A more generous interpretation might see this writing as the recording of a collective experience that has been insufficiently documented, the surfacing in literature of explosive histories that require public airing. Their kind of affective writing can be seen as the exposure of a deep vein in Ukrainian culture, that has been built around loss and trauma. Even the use of rough-edged, often ungrammatical prose mimics the suppressed oral histories that are its inspiration.

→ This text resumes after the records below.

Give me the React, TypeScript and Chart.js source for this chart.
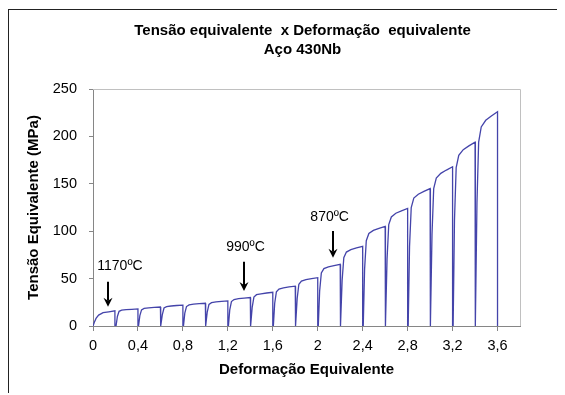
import React, { useEffect, useRef } from "react";
import { Chart, registerables } from "chart.js";

Chart.register(...registerables);

// ---- data ----
const titleLines = ["Tensão equivalente  x Deformação  equivalente", "Aço 430Nb"];
const xTitle = "Deformação Equivalente";
const yTitle = "Tensão Equivalente (MPa)";

// strain at which each deformation pass begins
const passStart = [0, 0.205, 0.405, 0.605, 0.805, 1.005, 1.205, 1.405, 1.605, 1.805, 2.005, 2.205, 2.405, 2.605, 2.805, 3.005, 3.205, 3.405];
// strain offsets within a pass where the stress was read
const passOffsets = [0, 0.012, 0.027, 0.05, 0.09, 0.14, 0.195, 0.195];
// stress (MPa) read at those offsets for every pass
const passStress = [
  [0, 4, 8, 11.5, 14, 15, 16, 0],
  [0, 10, 15.5, 16.7, 17.3, 17.6, 18, 0],
  [0, 11, 17, 18.6, 19.2, 19.6, 20, 0],
  [0, 12, 19, 20.5, 21.1, 21.6, 22, 0],
  [0, 13.5, 20.5, 22.3, 23, 23.5, 24, 0],
  [0, 15, 22.8, 24.6, 25.4, 26, 26.5, 0],
  [0, 17, 25.8, 27.9, 28.8, 29.4, 30, 0],
  [0, 20, 30.5, 33, 34, 34.8, 35.5, 0],
  [0, 24, 36, 39, 40.3, 41.2, 42, 0],
  [0, 29, 44, 47.4, 49, 50, 51, 0],
  [0, 37, 56, 60.5, 62.4, 63.7, 65, 0],
  [0, 48, 72, 78, 80.6, 82.3, 84, 0],
  [0, 60, 90, 97.6, 100.8, 103, 105, 0],
  [0, 71, 107, 115, 119, 121.5, 124, 0],
  [0, 84, 125, 135, 139, 142, 145, 0],
  [0, 97, 145, 156, 161, 164.5, 168, 0],
  [0, 112, 167, 180, 186, 190, 194, 0],
  [0, 130, 194, 210, 217, 221.5, 226, 0],
];

const xMin = 0;
const xMax = 3.8;
const xStep = 0.4;
const yMin = 0;
const yMax = 250;
const yStep = 50;

// temperature annotations
const noteLabels = ["1170ºC", "990ºC", "870ºC"];
const noteX = [0.24, 1.357, 2.106];
const noteY = [63.3, 83.6, 115.3];
const arrowX = [0.137, 1.34, 2.133];
const arrowTop = [46.7, 67.8, 100.2];
const arrowBottom = [20.4, 36.9, 72.1];

const FONT = "'Liberation Sans', Arial, Helvetica, sans-serif";

const points: { x: number; y: number }[] = [];
passStart.forEach((s, i) => {
  passOffsets.forEach((o, j) => {
    points.push({ x: s + o, y: passStress[i][j] });
  });
});

const decorPlugin = {
  id: "decor",
  beforeDatasetsDraw(chart: any) {
    const { ctx, chartArea } = chart;
    ctx.save();
    ctx.strokeStyle = "#c0c0c0";
    ctx.lineWidth = 1;
    ctx.beginPath();
    ctx.moveTo(chartArea.left, Math.round(chartArea.top) + 0.5);
    ctx.lineTo(Math.round(chartArea.right) + 0.5, Math.round(chartArea.top) + 0.5);
    ctx.lineTo(Math.round(chartArea.right) + 0.5, chartArea.bottom);
    ctx.stroke();
    ctx.restore();
  },
  afterDraw(chart: any) {
    const { ctx } = chart;
    const xs = chart.scales.x;
    const ys = chart.scales.y;
    ctx.save();
    // title
    ctx.fillStyle = "#000";
    ctx.textAlign = "center";
    ctx.textBaseline = "middle";
    ctx.font = `bold 15px ${FONT}`;
    ctx.fillText(titleLines[0], 293.5, 21);
    ctx.fillText(titleLines[1], 293.5, 40);
    // annotations
    ctx.font = `14px ${FONT}`;
    noteLabels.forEach((t, i) => {
      ctx.fillText(t, xs.getPixelForValue(noteX[i]), ys.getPixelForValue(noteY[i]));
      const ax = Math.round(xs.getPixelForValue(arrowX[i]));
      const y0 = ys.getPixelForValue(arrowTop[i]);
      const y1 = ys.getPixelForValue(arrowBottom[i]);
      ctx.strokeStyle = "#000";
      ctx.lineWidth = 2;
      ctx.beginPath();
      ctx.moveTo(ax, y0);
      ctx.lineTo(ax, y1 - 6);
      ctx.stroke();
      ctx.beginPath();
      ctx.moveTo(ax - 4.5, y1 - 9);
      ctx.lineTo(ax, y1);
      ctx.lineTo(ax + 4.5, y1 - 9);
      ctx.lineTo(ax, y1 - 6);
      ctx.closePath();
      ctx.fillStyle = "#000";
      ctx.fill();
    });
    ctx.restore();
  },
};

export default function App() {
  const ref = useRef<HTMLCanvasElement>(null);
  useEffect(() => {
    if (!ref.current) return;
    const chart = new Chart(ref.current, {
      type: "scatter",
      data: {
        datasets: [
          {
            data: points,
            showLine: true,
            borderColor: "#4444aa",
            borderWidth: 1.3,
            pointRadius: 0,
            tension: 0,
          },
        ],
      },
      options: {
        responsive: false,
        animation: false,
        devicePixelRatio: 1,
        layout: { padding: { top: 79, right: 45, bottom: 0, left: 0 } },
        plugins: {
          legend: { display: false },
          title: { display: false },
          tooltip: { enabled: false },
        },
        scales: {
          x: {
            type: "linear",
            min: xMin,
            max: xMax,
            ticks: {
              stepSize: xStep,
              includeBounds: false,
              autoSkip: false,
              maxRotation: 0,
              padding: 6,
              color: "#000",
              font: { family: FONT, size: 14.5 },
              callback: (v: any) => String(Math.round(Number(v) * 10) / 10).replace(".", ","),
            },
            grid: { display: true, drawOnChartArea: false, drawTicks: true, tickLength: 5, color: "#868686" },
            border: { display: true, color: "#868686", width: 1 },
            title: {
              display: true,
              text: xTitle,
              color: "#000",
              font: { family: FONT, size: 15, weight: "bold" },
              padding: { top: 0, bottom: 15 },
            },
            afterFit: (s: any) => {
              s.height = 68;
            },
          },
          y: {
            type: "linear",
            min: yMin,
            max: yMax,
            ticks: {
              stepSize: yStep,
              padding: 12,
              color: "#000",
              font: { family: FONT, size: 14.5 },
            },
            grid: { display: true, drawOnChartArea: false, drawTicks: true, tickLength: 4, color: "#868686" },
            border: { display: true, color: "#868686", width: 1 },
            title: {
              display: true,
              text: yTitle,
              color: "#000",
              font: { family: FONT, size: 15, weight: "bold" },
              padding: { top: 16, bottom: 0 },
            },
            afterFit: (s: any) => {
              s.width = 84;
            },
          },
        },
      } as any,
      plugins: [decorPlugin],
    });
    return () => chart.destroy();
  }, []);

  return (
    <div
      style={{
        position: "relative",
        top: 1,
        width: 557,
        height: 385,
        boxSizing: "border-box",
        borderLeft: "1px solid #222",
        borderTop: "1px solid #222",
        overflow: "hidden",
      }}
    >
      <canvas ref={ref} width={556} height={384} style={{ display: "block" }} />
    </div>
  );
}
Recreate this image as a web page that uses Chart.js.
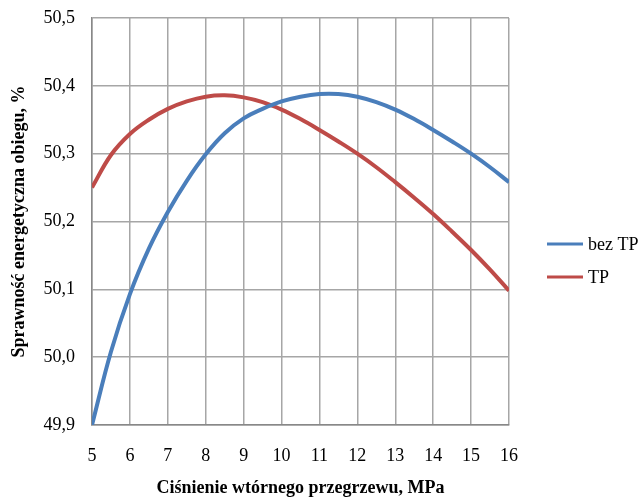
<!DOCTYPE html>
<html>
<head>
<meta charset="utf-8">
<script src="https://cdn.jsdelivr.net/npm/chart.js@4/dist/chart.umd.min.js"></script>
<style>
  html, body { margin: 0; padding: 0; background: #fff; }
  #wrap { width: 640px; height: 499px; position: relative; }
</style>
</head>
<body>
<div id="wrap"><canvas id="effChart"></canvas></div>
<script>
// Ciśnienie wtórnego przegrzewu [MPa]
const pressure = [5, 5.5, 6, 6.5, 7, 7.5, 8, 8.5, 9, 9.5, 10, 10.5, 11, 11.5, 12, 12.5, 13, 13.5, 14, 14.5, 15, 15.5, 16];
// Sprawność bez TP [%]
const bezTP = [49.900, 50.008, 50.093, 50.160, 50.214, 50.260, 50.299, 50.330, 50.352, 50.366, 50.377, 50.384,
               50.388, 50.388, 50.384, 50.376, 50.365, 50.351, 50.335, 50.318, 50.300, 50.280, 50.258];
// Sprawność z TP [%]
const withTP = [50.250, 50.298, 50.329, 50.350, 50.366, 50.377, 50.384, 50.386, 50.383, 50.376, 50.365, 50.351,
                50.335, 50.318, 50.300, 50.280, 50.258, 50.235, 50.211, 50.185, 50.158, 50.129, 50.098];
const seriesNames = ['bez TP', 'TP'];
const seriesColors = ['#4a7ebb', '#be4b48'];

const serif = '"Liberation Serif", "Times New Roman", serif';

// legend drawn on the right side, beside the plot
const sideLegend = {
    id: 'sideLegend',
    afterDraw(chart) {
        const ctx = chart.ctx;
        const x0 = chart.chartArea.right + 38;
        const rows = [244, 277];
        ctx.save();
        chart.data.datasets.forEach(function(ds, i) {
            ctx.strokeStyle = ds.borderColor;
            ctx.lineWidth = 3;
            ctx.beginPath();
            ctx.moveTo(x0, rows[i]);
            ctx.lineTo(x0 + 36, rows[i]);
            ctx.stroke();
            ctx.fillStyle = '#000';
            ctx.font = '18px ' + serif;
            ctx.textBaseline = 'middle';
            ctx.fillText(ds.label, x0 + 41, rows[i] + 1);
        });
        ctx.restore();
    }
};

const ctx = document.getElementById('effChart');
new Chart(ctx, {
    type: 'line',
    data: {
        datasets: [
            {
                label: seriesNames[0],
                data: pressure.map((p, i) => ({ x: p, y: bezTP[i] })),
                borderColor: seriesColors[0],
                borderWidth: 4,
                pointRadius: 0,
                tension: 0.4
            },
            {
                label: seriesNames[1],
                data: pressure.map((p, i) => ({ x: p, y: withTP[i] })),
                borderColor: seriesColors[1],
                borderWidth: 4,
                pointRadius: 0,
                tension: 0.4
            }
        ]
    },
    options: {
        responsive: true,
        maintainAspectRatio: false,
        animation: false,
        layout: {
            padding: { top: 18, right: 131, left: 9, bottom: 0 }
        },
        scales: {
            x: {
                type: 'linear',
                min: 5,
                max: 16,
                ticks: {
                    stepSize: 1,
                    color: '#000',
                    font: { family: serif, size: 18 },
                    padding: 20,
                    maxRotation: 0
                },
                grid: { color: '#a6a6a6', lineWidth: 1.5, drawTicks: false },
                border: { color: '#888', width: 1.5 },
                title: {
                    display: true,
                    text: 'Ciśnienie wtórnego przegrzewu, MPa',
                    color: '#000',
                    font: { family: serif, size: 18, weight: 'bold' },
                    padding: { top: 14, bottom: 0 }
                },
                afterFit(scale) { scale.height = 74; }
            },
            y: {
                min: 49.9,
                max: 50.5,
                ticks: {
                    stepSize: 0.1,
                    color: '#000',
                    font: { family: serif, size: 18 },
                    padding: 17,
                    callback: (v) => v.toFixed(1).replace('.', ',')
                },
                grid: { color: '#a6a6a6', lineWidth: 1.5, drawTicks: false },
                border: { color: '#888', width: 1.5 },
                title: {
                    display: true,
                    text: 'Sprawność energetyczna obiegu, %',
                    color: '#000',
                    font: { family: serif, size: 18, weight: 'bold' },
                    padding: { top: 0, bottom: 8 }
                },
                afterFit(scale) {
                    scale.width = 83;
                    // the top tick label may overhang the plot
                    scale.paddingTop = 0;
                    scale.paddingBottom = 0;
                }
            }
        },
        plugins: {
            legend: { display: false },
            tooltip: { enabled: false }
        }
    },
    plugins: [sideLegend]
});
</script>
</body>
</html>
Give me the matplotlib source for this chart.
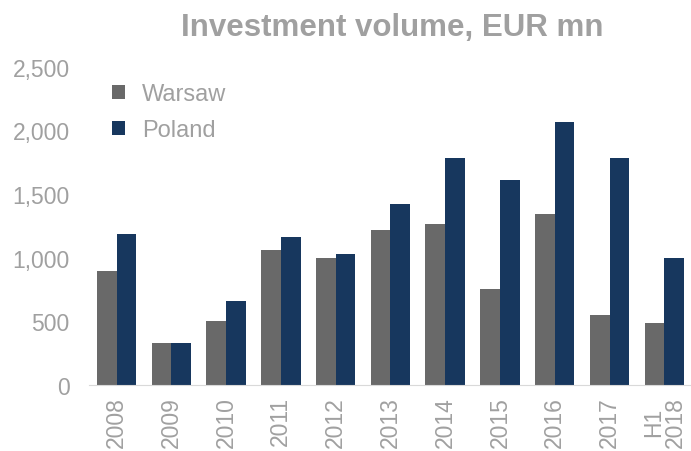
import matplotlib.pyplot as plt
import numpy as np

# Investment volume by year, EUR mn
years = ['2008', '2009', '2010', '2011', '2012', '2013', '2014',
         '2015', '2016', '2017', 'H1\n2018']
warsaw = [895, 330, 505, 1060, 1000, 1220, 1265, 755, 1345, 550, 490]
poland = [1190, 330, 660, 1160, 1030, 1425, 1780, 1610, 2065, 1780, 1000]

grey_txt = '#a0a0a0'
plt.rcParams['font.family'] = ['Liberation Sans', 'DejaVu Sans']

fig = plt.figure(figsize=(6.91, 4.52), dpi=100)
ax = fig.add_axes([0.129, 0.146, 0.872, 0.704])

x = np.arange(len(years))
w = 0.36
ax.bar(x - w/2, warsaw, width=w, color='#696969', label='Warsaw')
ax.bar(x + w/2, poland, width=w, color='#17375e', label='Poland')

ax.set_xlim(-0.5, len(years) - 0.5)
ax.set_ylim(0, 2500)
ax.set_yticks(np.arange(0, 2501, 500))
ax.yaxis.set_major_formatter(plt.FuncFormatter(lambda v, p: f'{int(v):,}'))
ax.set_xticks(x)
ax.set_xticklabels(years, rotation=90, linespacing=0.95)
ax.tick_params(axis='both', length=0, labelsize=16.5, colors=grey_txt)
ax.tick_params(axis='y', pad=14)
ax.tick_params(axis='x', pad=8)

for s in ['top', 'right', 'left']:
    ax.spines[s].set_visible(False)
ax.spines['bottom'].set_color('#d9d9d9')

fig.text(0.567, 0.937, 'Investment volume, EUR mn', ha='center', va='center',
         fontsize=22.5, fontweight='bold', color=grey_txt)

leg = ax.legend(loc='upper left', bbox_to_anchor=(0.003, 1.015), frameon=False,
                fontsize=17, handlelength=0.55, handleheight=0.55,
                handletextpad=0.7, labelspacing=0.6)
for t in leg.get_texts():
    t.set_color(grey_txt)

fig.savefig('out.png', dpi=100)
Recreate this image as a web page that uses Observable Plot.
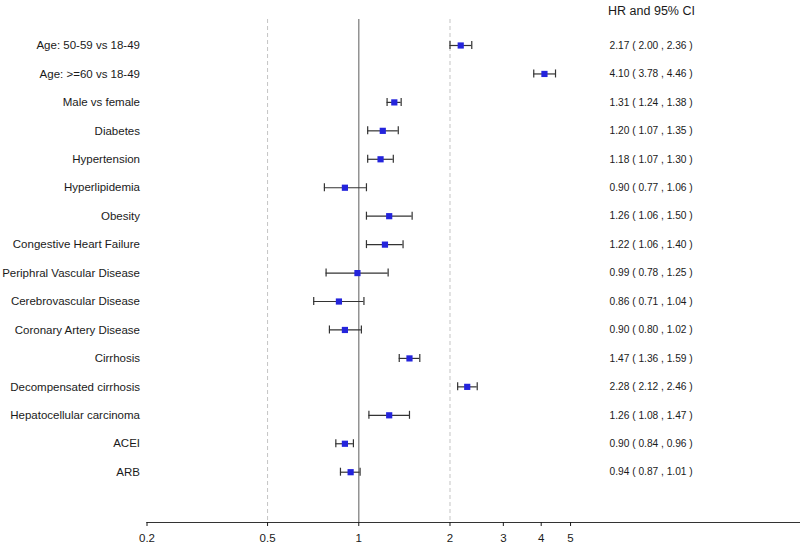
<!DOCTYPE html>
<html>
<head>
<meta charset="utf-8">
<script src="https://cdn.jsdelivr.net/npm/d3@7"></script>
<script src="https://cdn.jsdelivr.net/npm/@observablehq/plot@0.6"></script>
<style>
  html, body { margin: 0; padding: 0; background: #fff; }
  #chart svg { display: block; }
</style>
</head>
<body>
<div id="chart"></div>
<script>
const labels = [
  "Age: 50-59 vs 18-49",
  "Age: >=60 vs 18-49",
  "Male vs female",
  "Diabetes",
  "Hypertension",
  "Hyperlipidemia",
  "Obesity",
  "Congestive Heart Failure",
  "Periphral Vascular Disease",
  "Cerebrovascular Disease",
  "Coronary Artery Disease",
  "Cirrhosis",
  "Decompensated cirrhosis",
  "Hepatocellular carcinoma",
  "ACEI",
  "ARB"
];
const hr    = [2.17, 4.10, 1.31, 1.20, 1.18, 0.90, 1.26, 1.22, 0.99, 0.86, 0.90, 1.47, 2.28, 1.26, 0.90, 0.94];
const lower = [2.00, 3.78, 1.24, 1.07, 1.07, 0.77, 1.06, 1.06, 0.78, 0.71, 0.80, 1.36, 2.12, 1.08, 0.84, 0.87];
const upper = [2.36, 4.46, 1.38, 1.35, 1.30, 1.06, 1.50, 1.40, 1.25, 1.04, 1.02, 1.59, 2.46, 1.47, 0.96, 1.01];
const xTicks = [0.2, 0.5, 1, 2, 3, 4, 5];
const dashedRefs = [0.5, 2];
const nullRef = [1];
const headerText = "HR and 95% CI";

const data = labels.map((label, i) => ({label, hr: hr[i], lo: lower[i], hi: upper[i]}));
const fmt = d => `${d.hr.toFixed(2)} ( ${d.lo.toFixed(2)} , ${d.hi.toFixed(2)} )`;

const chart = Plot.plot({
  width: 800,
  height: 544,
  marginLeft: 146.5,
  marginRight: 0,
  marginTop: 19,
  marginBottom: 22,
  style: {fontFamily: "'Liberation Sans', Arial, sans-serif", fontSize: "11.5px", background: "white", color: "#1a1a1a"},
  x: {type: "log", domain: [0.2, 28.7]},
  y: {type: "point", domain: labels, range: [45, 471.7], padding: 0, round: false},
  marks: [
    Plot.ruleX(dashedRefs, {stroke: "#c4c4c4", strokeWidth: 1, strokeDasharray: "4,3"}),
    Plot.ruleX(nullRef, {stroke: "#8a8a8a", strokeWidth: 1.4}),
    Plot.frame({anchor: "bottom", stroke: "#333", strokeWidth: 1.2}),
    Plot.axisX({ticks: xTicks, tickSize: 4, tickPadding: 7, tickFormat: d => String(d), fontSize: 11.5, label: null}),
    Plot.axisY({tickSize: 0, tickPadding: 7, fontSize: 11.5, label: null}),
    Plot.ruleY(data, {y: "label", x1: "lo", x2: "hi", stroke: "#333", strokeWidth: 1.2}),
    Plot.ruleX(data, {x: "lo", y1: "label", y2: "label", insetTop: -4, insetBottom: -4, stroke: "#333", strokeWidth: 1.2}),
    Plot.ruleX(data, {x: "hi", y1: "label", y2: "label", insetTop: -4, insetBottom: -4, stroke: "#333", strokeWidth: 1.2}),
    Plot.dot(data, {x: "hr", y: "label", symbol: "square", r: 3.5, fill: "#2424dc", stroke: "none"}),
    Plot.text(data, {y: "label", text: fmt, frameAnchor: "right", dx: -191, textAnchor: "start", fontSize: 10.2, fill: "#1a1a1a"}),
    Plot.text([headerText], {frameAnchor: "top-right", dx: -149, dy: -13, textAnchor: "middle", fontSize: 12.5, fill: "#1a1a1a"})
  ]
});
document.getElementById("chart").append(chart);
</script>
</body>
</html>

One can understand this writing as a reaction to both the Russification and Westernization that threaten to submerge the national culture. It is the same instinctive recoiling that has urged the "nationalizing" of culture and the incorporation of heterogeneity into a single Ukrainian cultural stream. The tone of much of this work, however, is angry and violent, and there is a danger that the "message" of the new traditionalists will be interpreted as the rejection of pluralism and multiculturalism - precisely the vision that has inspired much of the best in postcolonial writing.  These terms can of course have more than one meaning. The word multiculturalism, for example, describes the official cultural identity of Canada, and Ukrainians in fact played an important role in gaining official recognition for this policy. Proclaimed in 1971 and written into the Multicultural Act in 1988, it has often been considered one of the great achievements of Ukrainians and other minority communities in that country. Whatever the realities of Canadian life, the policy at least aims at the respectful treatment of all cultural communities, and at their successful integration into Canadian society without insistence upon their total assimilation into a homogeneous entity. Acceptance of the policy at the state level has opened up space for a discourse of tolerance and coexistence. The overt rejection of pluralism, multiculturalism, and their simultaneous linking to democracy (as frequently occurs in Pashkovsky's Shchodennyi zhezl), threatens to close this space. The subtext in contemporary Ukrainian literature - pluralism and multiculturalism - is therefore a familiar one for Canadians and for most developed Western societies. It resonates with their own experiences and concerns. This is one reason, it seems to me, why the Orange Revolution captured the Western mind: it was seen as a drama in which liberal, democratic values, and the related ideals of tolerance, pluralism and multiculturalism were key players. Western viewers could therefore identify themselves with participants in this drama, and are still anxiously awaiting to see whether "their" master narrative will prevail. The same drama of competing values appears to be playing itself out in contemporary literature as writers explore the possibilities available for the creation of a modern Ukrainian identity.